Monday, July 23, 2012

NCAA to Penn State: Game on!


Two of the six entities investigating Pennsylvania State University announced their sanctions today. The National Collegiate Athletic Association allowed the university to continue playing football uninterrupted by suspension. It put the team on five years probation;  fined the university one year's profit from the football team (payable over the five years); prohibited the team from playing in honorary and lucrative post-season "bowl" games for four years; reduced the number of future football players that the university could give free tuition to; permitted current players to transfer to other schools without penalty; and post facto vacated the team's football victories since 1998, when the school first learned of former assistant football coach Jerry Sandusky's pedophilia. Yesterday evening, David Jones, the sportswriter for the Harrisburg, Pennsylvania newspaper referred to here in a previous post, wrote that if Penn State football could escape without a ban on its games being televised it would be a "victory." There was no TV ban.

Penn State plays its games in a group, or "conference," of universities called the Big Ten (which has 12 members).

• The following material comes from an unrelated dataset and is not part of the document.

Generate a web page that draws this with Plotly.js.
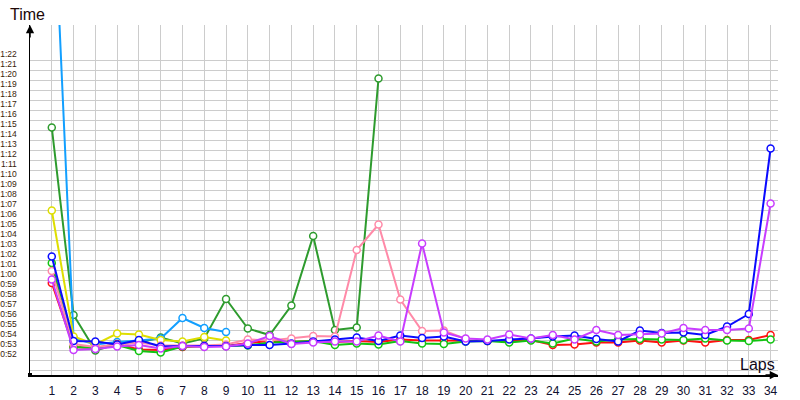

Conference members share the profits from the post-season games in which members play.  The Big Ten also sanctioned Penn State today, announcing that it will take Penn State's share of this profit for the next four years and donate the sum to child protection agencies (For post-season profit purposes the next four years the Big Ten thus becomes...the Big Nine, or Eleven...B1G.)

So there you have it from the college sports entities. "In progress" as they say on TV are the investigations by the Pennsylvania Attorney General's office, the United States Department of Justice, the U.S. Department of Education, and the Middle States Commission on Higher Education, in addition to the civil suits by Penn State's victims.


Image: Penn State players carry Joe Paterno off the field in celebration of victory.